-- Start of SOURCE MATERIAL --

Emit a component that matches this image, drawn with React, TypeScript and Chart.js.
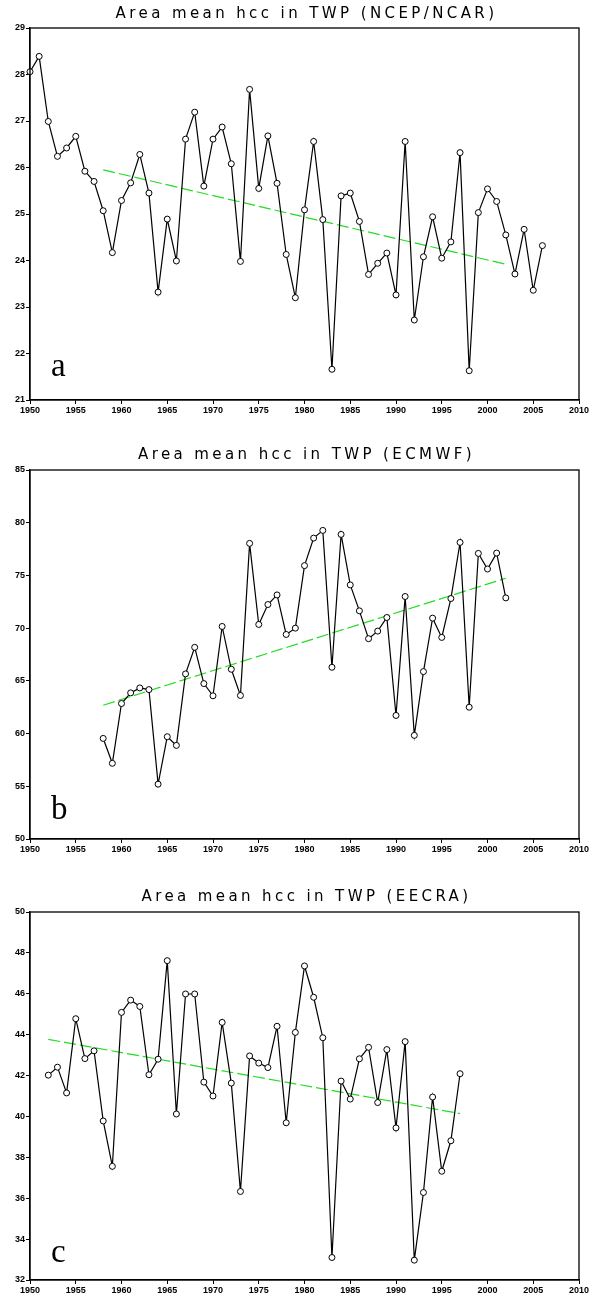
import { useEffect, useRef } from "react";
import { Chart, registerables } from "chart.js";

Chart.register(...registerables);

// ---------- Data ----------
const YEARS_A = [
  1950, 1951, 1952, 1953, 1954, 1955, 1956, 1957, 1958, 1959,
  1960, 1961, 1962, 1963, 1964, 1965, 1966, 1967, 1968, 1969,
  1970, 1971, 1972, 1973, 1974, 1975, 1976, 1977, 1978, 1979,
  1980, 1981, 1982, 1983, 1984, 1985, 1986, 1987, 1988, 1989,
  1990, 1991, 1992, 1993, 1994, 1995, 1996, 1997, 1998, 1999,
  2000, 2001, 2002, 2003, 2004, 2005, 2006,
];
const NCEP_HCC = [
  28.06, 28.39, 26.99, 26.24, 26.42, 26.67, 25.92, 25.7, 25.07, 24.17,
  25.29, 25.67, 26.28, 25.45, 23.32, 24.89, 23.99, 26.61, 27.19, 25.6,
  26.61, 26.87, 26.08, 23.98, 27.68, 25.55, 26.68, 25.66, 24.13, 23.2,
  25.09, 26.56, 24.88, 21.66, 25.39, 25.45, 24.84, 23.7, 23.94, 24.16,
  23.26, 26.56, 22.72, 24.08, 24.94, 24.05, 24.4, 26.32, 21.63, 25.03,
  25.54, 25.27, 24.55, 23.71, 24.67, 23.36, 24.32,
];
const NCEP_TREND_X = [1958, 2002];
const NCEP_TREND_Y = [25.95, 23.92];

const YEARS_B = [
  1958, 1959, 1960, 1961, 1962, 1963, 1964, 1965, 1966, 1967,
  1968, 1969, 1970, 1971, 1972, 1973, 1974, 1975, 1976, 1977,
  1978, 1979, 1980, 1981, 1982, 1983, 1984, 1985, 1986, 1987,
  1988, 1989, 1990, 1991, 1992, 1993, 1994, 1995, 1996, 1997,
  1998, 1999, 2000, 2001, 2002,
];
const ECMWF_HCC = [
  59.54, 57.18, 62.85, 63.86, 64.33, 64.17, 55.2, 59.7, 58.88, 65.66,
  68.18, 64.74, 63.58, 70.16, 66.1, 63.61, 78.04, 70.35, 72.24, 73.15,
  69.4, 70.0, 75.93, 78.54, 79.27, 66.29, 78.89, 74.1, 71.64, 69.0,
  69.72, 71.01, 61.72, 73.0, 59.83, 65.88, 70.95, 69.12, 72.81, 78.13,
  62.5, 77.09, 75.61, 77.12, 72.87,
];
const ECMWF_TREND_X = [1958, 2002];
const ECMWF_TREND_Y = [62.69, 74.73];

const YEARS_C = [
  1952, 1953, 1954, 1955, 1956, 1957, 1958, 1959, 1960, 1961,
  1962, 1963, 1964, 1965, 1966, 1967, 1968, 1969, 1970, 1971,
  1972, 1973, 1974, 1975, 1976, 1977, 1978, 1979, 1980, 1981,
  1982, 1983, 1984, 1985, 1986, 1987, 1988, 1989, 1990, 1991,
  1992, 1993, 1994, 1995, 1996, 1997,
];
const EECRA_HCC = [
  42.02, 42.41, 41.15, 44.78, 42.83, 43.21, 39.78, 37.56, 45.09, 45.69,
  45.38, 42.04, 42.8, 47.62, 40.12, 45.99, 45.99, 41.68, 41.0, 44.6,
  41.63, 36.33, 42.96, 42.61, 42.39, 44.41, 39.69, 44.11, 47.36, 45.83,
  43.85, 33.1, 41.73, 40.85, 42.82, 43.38, 40.68, 43.27, 39.44, 43.66,
  32.97, 36.28, 40.95, 37.32, 38.81, 42.09,
];
const EECRA_TREND_X = [1952, 1997];
const EECRA_TREND_Y = [43.77, 40.14];

const X_MIN = 1950;
const X_MAX = 2010;
const X_STEP = 5;

const TITLES = [
  "Area mean hcc in TWP (NCEP/NCAR)",
  "Area mean hcc in TWP (ECMWF)",
  "Area mean hcc in TWP (EECRA)",
];
const LETTERS = ["a", "b", "c"];
const Y_RANGES = [
  { min: 21, max: 29, step: 1 },
  { min: 50, max: 85, step: 5 },
  { min: 32, max: 50, step: 2 },
];

// ---------- Panels ----------
type PanelDef = {
  top: number;
  height: number;
  plotTop: number;
  plotBottom: number;
  titleY: number;
  letterOffset: number;
  years: number[];
  values: number[];
  trendX: number[];
  trendY: number[];
  title: string;
  letter: string;
  y: { min: number; max: number; step: number };
};

const PANELS: PanelDef[] = [
  {
    top: 0, height: 430, plotTop: 28, plotBottom: 400, titleY: 14, letterOffset: 24,
    years: YEARS_A, values: NCEP_HCC, trendX: NCEP_TREND_X, trendY: NCEP_TREND_Y,
    title: TITLES[0], letter: LETTERS[0], y: Y_RANGES[0],
  },
  {
    top: 430, height: 440, plotTop: 40, plotBottom: 409, titleY: 25, letterOffset: 20,
    years: YEARS_B, values: ECMWF_HCC, trendX: ECMWF_TREND_X, trendY: ECMWF_TREND_Y,
    title: TITLES[1], letter: LETTERS[1], y: Y_RANGES[1],
  },
  {
    top: 870, height: 430, plotTop: 42, plotBottom: 410, titleY: 27, letterOffset: 18,
    years: YEARS_C, values: EECRA_HCC, trendX: EECRA_TREND_X, trendY: EECRA_TREND_Y,
    title: TITLES[2], letter: LETTERS[2], y: Y_RANGES[2],
  },
];

const decorPlugin = {
  id: "decor",
  afterDraw(chart: any, _args: any, opts: any) {
    const { ctx, chartArea: a } = chart;
    ctx.save();
    ctx.strokeStyle = "#000";
    ctx.lineWidth = 1.3;
    ctx.strokeRect(a.left, a.top, a.right - a.left, a.bottom - a.top);

    ctx.fillStyle = "#000";
    ctx.font = '15px "DejaVu Sans"';
    (ctx as any).letterSpacing = "3.4px";
    ctx.textAlign = "center";
    ctx.textBaseline = "middle";
    ctx.fillText(opts.title, (a.left + a.right) / 2 + 2, opts.titleY);

    (ctx as any).letterSpacing = "0px";
    ctx.font = '33px "Liberation Serif"';
    ctx.textAlign = "left";
    ctx.textBaseline = "alphabetic";
    ctx.fillText(opts.letter, a.left + 21, a.bottom - opts.letterOffset);
    ctx.restore();
  },
};

function PanelChart({ p }: { p: PanelDef }) {
  const ref = useRef<HTMLCanvasElement | null>(null);

  useEffect(() => {
    if (!ref.current) return;
    const series = p.years.map((yr, i) => ({ x: yr, y: p.values[i] }));
    const trend = p.trendX.map((yr, i) => ({ x: yr, y: p.trendY[i] }));
    const tickFont = { family: '"Liberation Sans", Arial, sans-serif', size: 9, weight: "bold" as const };
    const chart = new Chart(ref.current, {
      type: "line",
      data: {
        datasets: [
          {
            data: trend,
            borderColor: "#22dd22",
            borderWidth: 1.2,
            borderDash: [12, 4],
            pointRadius: 0,
            fill: false,
            tension: 0,
            order: 2,
          },
          {
            data: series,
            borderColor: "#000",
            borderWidth: 1.2,
            pointRadius: 3,
            pointBackgroundColor: "#fff",
            pointBorderColor: "#000",
            pointBorderWidth: 1,
            fill: false,
            tension: 0,
            clip: false,
            order: 1,
          },
        ],
      },
      options: {
        animation: false,
        responsive: false,
        devicePixelRatio: 1,
        events: [],
        layout: { padding: { top: p.plotTop, right: 13, left: 0, bottom: 0 } },
        plugins: {
          legend: { display: false },
          tooltip: { enabled: false },
          title: { display: false },
          decor: { title: p.title, letter: p.letter, titleY: p.titleY, letterOffset: p.letterOffset },
        } as any,
        scales: {
          x: {
            type: "linear",
            min: X_MIN,
            max: X_MAX,
            ticks: {
              stepSize: X_STEP,
              color: "#000",
              font: tickFont,
              padding: 1,
              maxRotation: 0,
              autoSkip: false,
              callback: (v: any) => String(v),
            },
            grid: { drawOnChartArea: false, tickLength: 4, color: "#000", lineWidth: 1 },
            border: { display: true, color: "#000", width: 1.3 },
            afterFit: (s: any) => {
              s.height = p.height - p.plotBottom;
            },
          },
          y: {
            type: "linear",
            min: p.y.min,
            max: p.y.max,
            ticks: {
              stepSize: p.y.step,
              color: "#000",
              font: tickFont,
              padding: 1,
              autoSkip: false,
              callback: (v: any) => String(v),
            },
            grid: { drawOnChartArea: false, tickLength: 4, color: "#000", lineWidth: 1 },
            border: { display: true, color: "#000", width: 1.3 },
            afterFit: (s: any) => {
              s.width = 30;
            },
          },
        },
      },
      plugins: [decorPlugin],
    });
    return () => chart.destroy();
  }, [p]);

  return (
    <canvas
      ref={ref}
      width={592}
      height={p.height}
      style={{ position: "absolute", left: 0, top: p.top, width: 592, height: p.height }}
    />
  );
}

export default function App() {
  return (
    <div style={{ position: "absolute", left: 0, top: 0, width: 592, height: 1300, background: "#fff" }}>
      {PANELS.map((p, i) => (
        <PanelChart key={i} p={p} />
      ))}
    </div>
  );
}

-- End of SOURCE MATERIAL --

→ WRITTEN EXERCISE
Reproduce the material above from its first line through the line containing "const ECMWF_TREND_Y = [62.69, 74.73];", both ends included, and skip every picture.

→ COMPLETE OUTPUT
Emit a component that matches this image, drawn with React, TypeScript and Chart.js.
import { useEffect, useRef } from "react";
import { Chart, registerables } from "chart.js";

Chart.register(...registerables);

// ---------- Data ----------
const YEARS_A = [
  1950, 1951, 1952, 1953, 1954, 1955, 1956, 1957, 1958, 1959,
  1960, 1961, 1962, 1963, 1964, 1965, 1966, 1967, 1968, 1969,
  1970, 1971, 1972, 1973, 1974, 1975, 1976, 1977, 1978, 1979,
  1980, 1981, 1982, 1983, 1984, 1985, 1986, 1987, 1988, 1989,
  1990, 1991, 1992, 1993, 1994, 1995, 1996, 1997, 1998, 1999,
  2000, 2001, 2002, 2003, 2004, 2005, 2006,
];
const NCEP_HCC = [
  28.06, 28.39, 26.99, 26.24, 26.42, 26.67, 25.92, 25.7, 25.07, 24.17,
  25.29, 25.67, 26.28, 25.45, 23.32, 24.89, 23.99, 26.61, 27.19, 25.6,
  26.61, 26.87, 26.08, 23.98, 27.68, 25.55, 26.68, 25.66, 24.13, 23.2,
  25.09, 26.56, 24.88, 21.66, 25.39, 25.45, 24.84, 23.7, 23.94, 24.16,
  23.26, 26.56, 22.72, 24.08, 24.94, 24.05, 24.4, 26.32, 21.63, 25.03,
  25.54, 25.27, 24.55, 23.71, 24.67, 23.36, 24.32,
];
const NCEP_TREND_X = [1958, 2002];
const NCEP_TREND_Y = [25.95, 23.92];

const YEARS_B = [
  1958, 1959, 1960, 1961, 1962, 1963, 1964, 1965, 1966, 1967,
  1968, 1969, 1970, 1971, 1972, 1973, 1974, 1975, 1976, 1977,
  1978, 1979, 1980, 1981, 1982, 1983, 1984, 1985, 1986, 1987,
  1988, 1989, 1990, 1991, 1992, 1993, 1994, 1995, 1996, 1997,
  1998, 1999, 2000, 2001, 2002,
];
const ECMWF_HCC = [
  59.54, 57.18, 62.85, 63.86, 64.33, 64.17, 55.2, 59.7, 58.88, 65.66,
  68.18, 64.74, 63.58, 70.16, 66.1, 63.61, 78.04, 70.35, 72.24, 73.15,
  69.4, 70.0, 75.93, 78.54, 79.27, 66.29, 78.89, 74.1, 71.64, 69.0,
  69.72, 71.01, 61.72, 73.0, 59.83, 65.88, 70.95, 69.12, 72.81, 78.13,
  62.5, 77.09, 75.61, 77.12, 72.87,
];
const ECMWF_TREND_X = [1958, 2002];
const ECMWF_TREND_Y = [62.69, 74.73];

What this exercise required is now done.